╭──

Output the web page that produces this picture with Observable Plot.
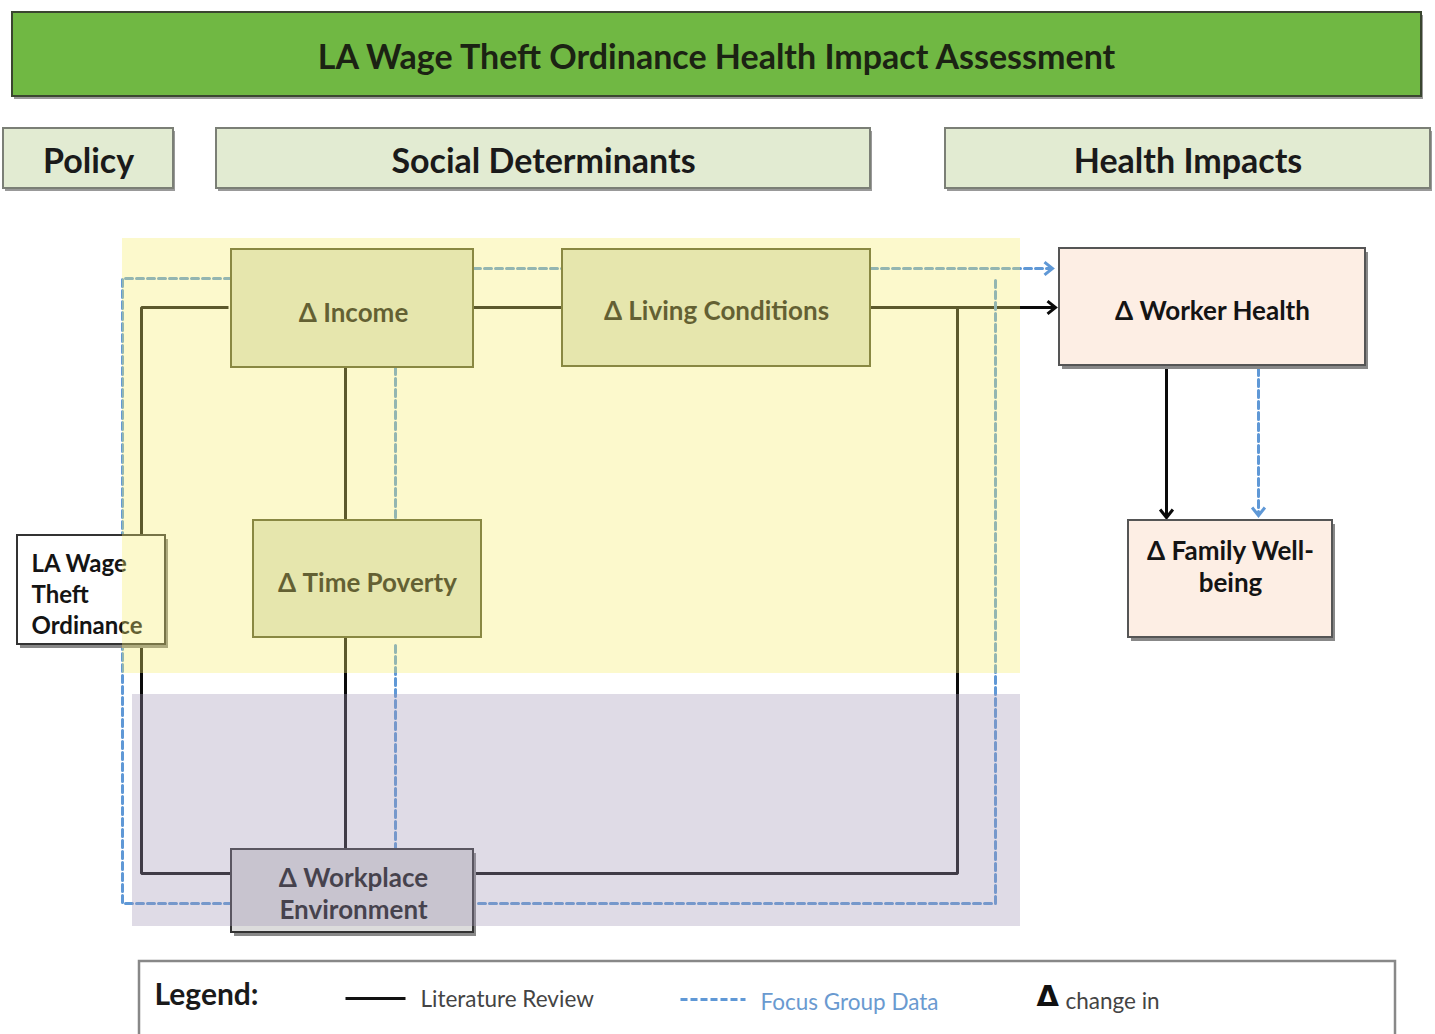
<!DOCTYPE html>
<html><head><meta charset="utf-8">
<script src="https://cdn.jsdelivr.net/npm/d3@7"></script>
<script src="https://cdn.jsdelivr.net/npm/@observablehq/plot@0.6"></script>
<style>body{margin:0;background:#fff;} svg{display:block;}</style>
</head><body><div id="chart"></div>
<script>
// ---------- diagram content (coordinates in the 1435×1034 diagram space) ----------
const titleText = "LA Wage Theft Ordinance Health Impact Assessment";
const titleBox = [{x1: 12, x2: 1421, y1: 12, y2: 96}];

const headerLabels = ["Policy", "Social Determinants", "Health Impacts"];
const headerX1 = [3, 216, 945];
const headerX2 = [173, 870, 1430];
const headerY1 = 128, headerY2 = 188;

const regionNames = ["Social determinants (living)", "Workplace"];
const regionX1 = [122, 132];
const regionX2 = [1020, 1020];
const regionY1 = [238, 694];
const regionY2 = [673, 926];

const nodeLabels = ["Δ Income", "Δ Living Conditions", "Δ Time Poverty", "Δ Workplace\nEnvironment", "Δ Worker Health", "Δ Family Well-\nbeing", "LA Wage\nTheft\nOrdinance"];
const nodeKind   = ["social", "social", "social", "workplace", "health", "health", "policy"];
const nodeX1 = [231, 562, 253, 231, 1059, 1128, 17];
const nodeX2 = [473, 870, 481, 473, 1365, 1332, 165];
const nodeY1 = [249, 249, 520, 849, 248, 520, 535];
const nodeY2 = [367, 366, 637, 932, 365, 637, 644];
const labelX = [353, 716, 367, 353, 1212, 1230, 31];
const labelY = [311, 309, 581, 892, 309, 565, 593];

// connections: polylines
const literaturePaths = [
  [[228, 307], [141, 307], [141, 873], [231, 873]],
  [[473, 307], [562, 307]],
  [[870, 307], [1054, 307]],
  [[957, 307], [957, 873], [473, 873]],
  [[345, 367], [345, 520]],
  [[345, 637], [345, 849]],
  [[1166, 368], [1166, 516]]
];
const focusPaths = [
  [[231, 278], [122, 278], [122, 903], [231, 903]],
  [[473, 268], [562, 268]],
  [[870, 268], [1051, 268]],
  [[995, 280], [995, 903], [473, 903]],
  [[395, 367], [395, 520]],
  [[395, 645], [395, 849]],
  [[1258, 368], [1258, 514]]
];
// arrow tips: [x, y, direction in degrees]
const literatureTips = [[1055, 307, 0], [1166, 517, 90]];
const focusTips = [[1052, 268, 0], [1258, 515, 90]];

const legendTitle = "Legend:";
const legendItems = ["Literature Review", "Focus Group Data"];
const legendDeltaSymbol = "Δ";
const legendDeltaText = "change in";

// ---------- build tables ----------
const headers = headerLabels.map((label, i) => ({label, x1: headerX1[i], x2: headerX2[i], y1: headerY1, y2: headerY2}));
const regions = regionNames.map((name, i) => ({name, x1: regionX1[i], x2: regionX2[i], y1: regionY1[i], y2: regionY2[i]}));
const nodes = nodeLabels.map((label, i) => ({label, kind: nodeKind[i], x1: nodeX1[i], x2: nodeX2[i], y1: nodeY1[i], y2: nodeY2[i], lx: labelX[i], ly: labelY[i]}));
const toPoints = paths => paths.flatMap((p, k) => p.map(([x, y]) => ({k, x, y})));
const litPts = toPoints(literaturePaths);
const focPts = toPoints(focusPaths);
const tips = (arr) => arr.map(([x, y, a]) => ({x, y, a}));

const FONT = "Lato, 'Open Sans', sans-serif";
const fills = {social: "#dde2d0", workplace: "#dcdcdc", health: "#fdeee4", policy: "#ffffff"};
const strokes = {social: "#4f522c", workplace: "#333333", health: "#555555", policy: "#333333"};
const BLUE = "#5f98d6";

const chevron = {
  draw(context, size) {
    const r = Math.sqrt(size / Math.PI);
    context.moveTo(-r, -r * 0.8);
    context.lineTo(0, 0);
    context.lineTo(-r, r * 0.8);
  }
};

const shadowNodes = nodes.filter(d => d.kind === "health" || d.kind === "policy" || d.kind === "workplace");

const legendBox = [{x1: 139, x2: 1395, y1: 961, y2: 1045}];
const legendLit = [{x1: 345, x2: 405, y: 998}];
const legendFoc = [{x1: 680, x2: 745, y: 999}];

const plot = Plot.plot({
  width: 1435, height: 1034, margin: 0,
  x: {domain: [0, 1435], range: [0, 1435], axis: null},
  y: {domain: [0, 1034], range: [0, 1034], axis: null},
  style: {background: "#ffffff"},
  marks: [
    // title
    Plot.rect(titleBox, {x1: "x1", x2: "x2", y1: "y1", y2: "y2", fill: "#999", dx: 2, dy: 3, ariaLabel: "shadow"}),
    Plot.rect(titleBox, {x1: "x1", x2: "x2", y1: "y1", y2: "y2", fill: "#70b843", stroke: "#3a4630", strokeWidth: 2}),
    Plot.text([titleText], {x: 716, y: 58, text: d => d, fontSize: 34, fontWeight: 700, fill: "#1b2313", fontFamily: FONT}),
    // headers
    Plot.rect(headers, {x1: "x1", x2: "x2", y1: "y1", y2: "y2", fill: "#999", dx: 2, dy: 3, ariaLabel: "shadow"}),
    Plot.rect(headers, {x1: "x1", x2: "x2", y1: "y1", y2: "y2", fill: "#e2ebd2", stroke: "#7b7f76", strokeWidth: 2}),
    Plot.text(headers, {x: d => (d.x1 + d.x2) / 2, y: 162, text: "label", fontSize: 34, fontWeight: 700, fill: "#1a1a1a", fontFamily: FONT}),
    // connections
    Plot.line(litPts, {x: "x", y: "y", z: "k", stroke: "#0a0a0a", strokeWidth: 3, strokeLinejoin: "miter", strokeLinecap: "butt"}),
    Plot.line(focPts, {x: "x", y: "y", z: "k", stroke: BLUE, strokeWidth: 3, strokeDasharray: "7,4", strokeLinejoin: "miter"}),
    Plot.dot(tips(literatureTips), {x: "x", y: "y", rotate: "a", symbol: chevron, r: 8, stroke: "#0a0a0a", strokeWidth: 3, fill: "none"}),
    Plot.dot(tips(focusTips), {x: "x", y: "y", rotate: "a", symbol: chevron, r: 8, stroke: BLUE, strokeWidth: 3, fill: "none"}),
    // nodes
    Plot.rect(shadowNodes, {x1: "x1", x2: "x2", y1: "y1", y2: "y2", fill: "#888", dx: 3, dy: 4, ariaLabel: "shadow"}),
    Plot.rect(nodes, {x1: "x1", x2: "x2", y1: "y1", y2: "y2", fill: d => fills[d.kind], stroke: d => strokes[d.kind], strokeWidth: 2}),
    Plot.text(nodes.filter(d => d.kind !== "policy"), {x: "lx", y: "ly", text: "label", fontSize: 26, fontWeight: 700, lineHeight: 1.23, fill: "#141414", fontFamily: FONT}),
    Plot.text(nodes.filter(d => d.kind === "policy"), {x: "lx", y: "ly", text: "label", textAnchor: "start", fontSize: 24, fontWeight: 700, lineHeight: 1.29, fill: "#141414", fontFamily: FONT}),
    // translucent region overlays
    Plot.rect(regions.slice(0, 1), {x1: "x1", x2: "x2", y1: "y1", y2: "y2", fill: "#f6ee6d", fillOpacity: 0.35}),
    Plot.rect(regions.slice(1), {x1: "x1", x2: "x2", y1: "y1", y2: "y2", fill: "#a498b8", fillOpacity: 0.35}),
    // legend
    Plot.rect(legendBox, {x1: "x1", x2: "x2", y1: "y1", y2: "y2", fill: "#ffffff", stroke: "#888", strokeWidth: 2.5}),
    Plot.text([legendTitle], {x: 154, y: 995, text: d => d, textAnchor: "start", fontSize: 30, fontWeight: 700, fill: "#1a1a1a", fontFamily: FONT}),
    Plot.link(legendLit, {x1: "x1", x2: "x2", y1: "y", y2: "y", stroke: "#111", strokeWidth: 3}),
    Plot.text([legendItems[0]], {x: 420, y: 999, text: d => d, textAnchor: "start", fontSize: 22.5, fill: "#444", fontFamily: FONT}),
    Plot.link(legendFoc, {x1: "x1", x2: "x2", y1: "y", y2: "y", stroke: BLUE, strokeWidth: 3, strokeDasharray: "7,3"}),
    Plot.text([legendItems[1]], {x: 760, y: 1002, text: d => d, textAnchor: "start", fontSize: 22.5, fill: "#6a9ad0", fontFamily: FONT}),
    Plot.text([legendDeltaSymbol], {x: 1036, y: 996, text: d => d, textAnchor: "start", fontSize: 29, fontWeight: 900, fill: "#111", fontFamily: "'DejaVu Sans', sans-serif"}),
    Plot.text([legendDeltaText], {x: 1065, y: 1001, text: d => d, textAnchor: "start", fontSize: 22.5, fill: "#444", fontFamily: FONT})
  ]
});

// soft drop shadows
const svg = d3.select(plot);
const defs = svg.insert("defs", ":first-child");
defs.append("filter").attr("id", "soft").attr("x", "-10%").attr("y", "-10%").attr("width", "120%").attr("height", "130%")
  .append("feGaussianBlur").attr("stdDeviation", 2.5);
svg.selectAll("g[aria-label=shadow]").attr("filter", "url(#soft)").attr("opacity", 0.55);

document.getElementById("chart").appendChild(plot);
</script>
</body></html>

╰──

_EXERCISE AIM_
Your task is to restate word for word the lines from the top of the data to the line containing "const focusTips = [[1052, 268, 0], [1258, 515, 90]];", both ends included, with every picture left out.

_COMPLETED EXERCISE_
Output the web page that produces this picture with Observable Plot.
<!DOCTYPE html>
<html><head><meta charset="utf-8">
<script src="https://cdn.jsdelivr.net/npm/d3@7"></script>
<script src="https://cdn.jsdelivr.net/npm/@observablehq/plot@0.6"></script>
<style>body{margin:0;background:#fff;} svg{display:block;}</style>
</head><body><div id="chart"></div>
<script>
// ---------- diagram content (coordinates in the 1435×1034 diagram space) ----------
const titleText = "LA Wage Theft Ordinance Health Impact Assessment";
const titleBox = [{x1: 12, x2: 1421, y1: 12, y2: 96}];

const headerLabels = ["Policy", "Social Determinants", "Health Impacts"];
const headerX1 = [3, 216, 945];
const headerX2 = [173, 870, 1430];
const headerY1 = 128, headerY2 = 188;

const regionNames = ["Social determinants (living)", "Workplace"];
const regionX1 = [122, 132];
const regionX2 = [1020, 1020];
const regionY1 = [238, 694];
const regionY2 = [673, 926];

const nodeLabels = ["Δ Income", "Δ Living Conditions", "Δ Time Poverty", "Δ Workplace\nEnvironment", "Δ Worker Health", "Δ Family Well-\nbeing", "LA Wage\nTheft\nOrdinance"];
const nodeKind   = ["social", "social", "social", "workplace", "health", "health", "policy"];
const nodeX1 = [231, 562, 253, 231, 1059, 1128, 17];
const nodeX2 = [473, 870, 481, 473, 1365, 1332, 165];
const nodeY1 = [249, 249, 520, 849, 248, 520, 535];
const nodeY2 = [367, 366, 637, 932, 365, 637, 644];
const labelX = [353, 716, 367, 353, 1212, 1230, 31];
const labelY = [311, 309, 581, 892, 309, 565, 593];

// connections: polylines
const literaturePaths = [
  [[228, 307], [141, 307], [141, 873], [231, 873]],
  [[473, 307], [562, 307]],
  [[870, 307], [1054, 307]],
  [[957, 307], [957, 873], [473, 873]],
  [[345, 367], [345, 520]],
  [[345, 637], [345, 849]],
  [[1166, 368], [1166, 516]]
];
const focusPaths = [
  [[231, 278], [122, 278], [122, 903], [231, 903]],
  [[473, 268], [562, 268]],
  [[870, 268], [1051, 268]],
  [[995, 280], [995, 903], [473, 903]],
  [[395, 367], [395, 520]],
  [[395, 645], [395, 849]],
  [[1258, 368], [1258, 514]]
];
// arrow tips: [x, y, direction in degrees]
const literatureTips = [[1055, 307, 0], [1166, 517, 90]];
const focusTips = [[1052, 268, 0], [1258, 515, 90]];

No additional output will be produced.